LOS ANGELES — With 1.7 million vote-by-mail ballots already in, L.A. County election officials are expecting to break voting records in the November general election. In comparison, the county usually receives about 1.3 million mail-in ballots in total in past general elections, said county spokesman Phillip Verbera in an interview with Spectrum News 1. 


What You Need To Know

  • This is the first election in which L.A. County has sent a ballot to every registered voter

  • About 1.7 million ballots have already been sent back, not including the ones dropped off at vote centers

  • A computer scans the envelope of each ballot, verifying the signature

  • Up to three employees check any signature rejected by the computer

This is the first time the county has mailed a ballot to every single registered voter.

At the county’s processing center at the Pomona Fairplex, computers scan the ballot envelopes, comparing each signature with the one on the voter’s registration. Within fractions of a second, the computer flags ballots with mismatched signatures.

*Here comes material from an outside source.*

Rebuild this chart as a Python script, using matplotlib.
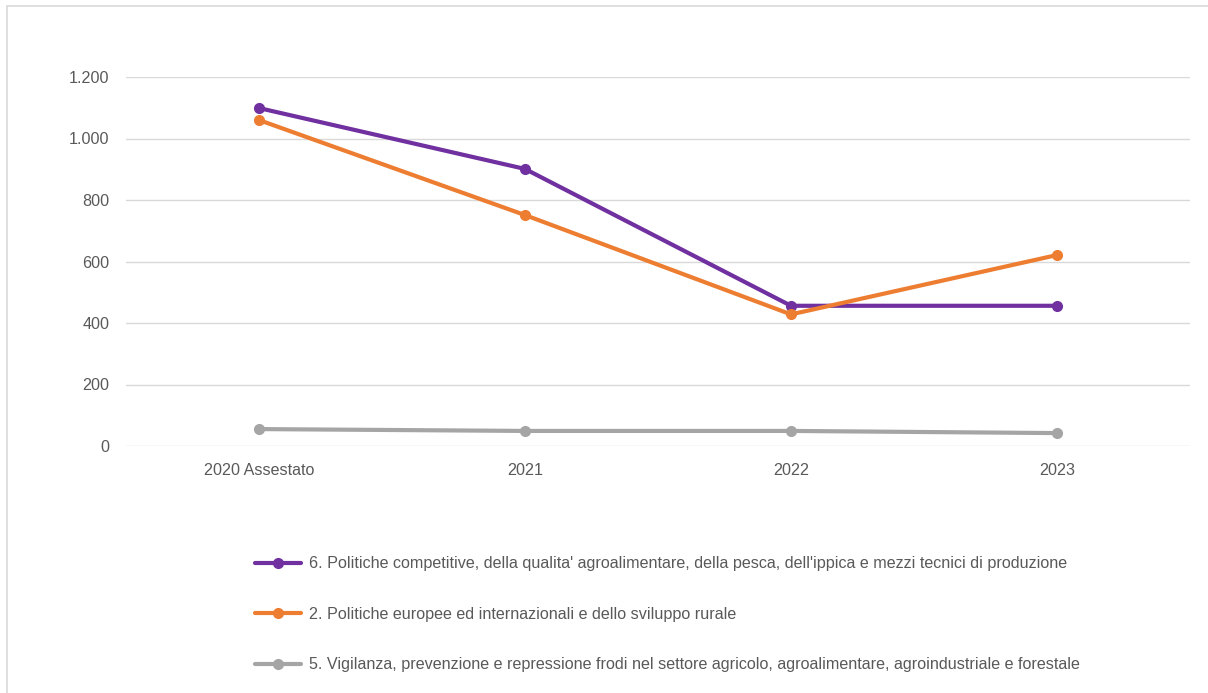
import matplotlib.pyplot as plt
from matplotlib.patches import Rectangle

plt.rcParams['font.family'] = ['Liberation Sans Narrow', 'Liberation Sans', 'DejaVu Sans']

anni = ['2020 Assestato', '2021', '2022', '2023']

politiche_competitive = [1099, 901, 456, 456]
politiche_europee = [1060, 751, 428, 621]
vigilanza = [55, 49, 49, 42]

labels = [
    "6. Politiche competitive, della qualita' agroalimentare, della pesca, dell'ippica e mezzi tecnici di produzione",
    "2. Politiche europee ed internazionali e dello sviluppo rurale",
    "5. Vigilanza, prevenzione e repressione frodi nel settore agricolo, agroalimentare, agroindustriale e forestale",
]
colori = ['#7030A0', '#ED7D31', '#A5A5A5']

W, H = 1208, 693
fig = plt.figure(figsize=(W / 100, H / 100), dpi=100)

# chart border (cut off on the right and bottom)
fig.patches.append(Rectangle((7 / W, -0.1), 1.2, 1 - 6 / H + 0.1, transform=fig.transFigure,
                             fill=False, edgecolor='#D9D9D9', linewidth=1.2))

ax = fig.add_axes([126 / W, 1 - 446 / H, (1190 - 126) / W, (446 - 77) / H])

x = range(len(anni))
linee = []
for serie, col in zip([politiche_competitive, politiche_europee, vigilanza], colori):
    l, = ax.plot(x, serie, color=col, linewidth=3, marker='o', markersize=7,
                 solid_capstyle='round')
    linee.append(l)

ax.set_xlim(-0.5, len(anni) - 0.5)
ax.set_ylim(0, 1200)
ax.set_yticks(range(0, 1201, 200))
ax.set_yticklabels(['0', '200', '400', '600', '800', '1.000', '1.200'])
ax.set_xticks(list(x))
ax.set_xticklabels(anni)
ax.grid(axis='y', color='#D9D9D9', linewidth=1)
ax.set_axisbelow(True)
for s in ax.spines.values():
    s.set_visible(False)
ax.tick_params(length=0, labelsize=11.6, colors='#595959', pad=12)
ax.tick_params(axis='x', pad=12)

fig.legend(linee, labels, loc='upper left', bbox_to_anchor=(249 / W, 1 - 550 / H),
           borderaxespad=0, frameon=False, fontsize=11.6, labelcolor='#595959',
           handlelength=2.8, labelspacing=2.2, handletextpad=0.5)

plt.savefig('out.png', dpi=100)
plt.close()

Verbera says the humans take over from there.

“Currently we’re just short of 200 (employees) and we’re still looking to hire more folks to potentially start a night shift,” Verbera said.

County workers are trained to check suspicious mail-in ballot signatures, on what promises to be an avalanche of mailed in ballots in a historic election year. Up to three employees check any signature flagged by the computer.

“We don’t take the machine’s word on any negative result,” Verbera said.

Signatures that don’t pass a visual test end up in a stack. The registrar’s office notifies the voters, who then have a chance to submit a new signature to update the one on file. The voter has up to 28 days after Nov. 3 to respond and have their ballot processed.

In Los Angeles County, Verbera says the process is open and transparent. Anyone can visit the Fairplex and see it for themselves.

“Seeing is believing,” Verbera said.

Once the signature is approved, a machine slices open the envelop – and a human separates the ballot from the envelope with the voter’s name and signatures.

The ballots, now anonymous, are piled up in boxes and sealed. Ready to be tallied the moment polls close on election night.

Registrar Dean Logan says the prevalence of vote-by-mail, means faster and more accurate results after the polls close. By 8:15, he says his office will have early results that are a representative sample of the entire county.

“We’re going to have well over a million ballots that are scanned-in and ready to go,” Logan said.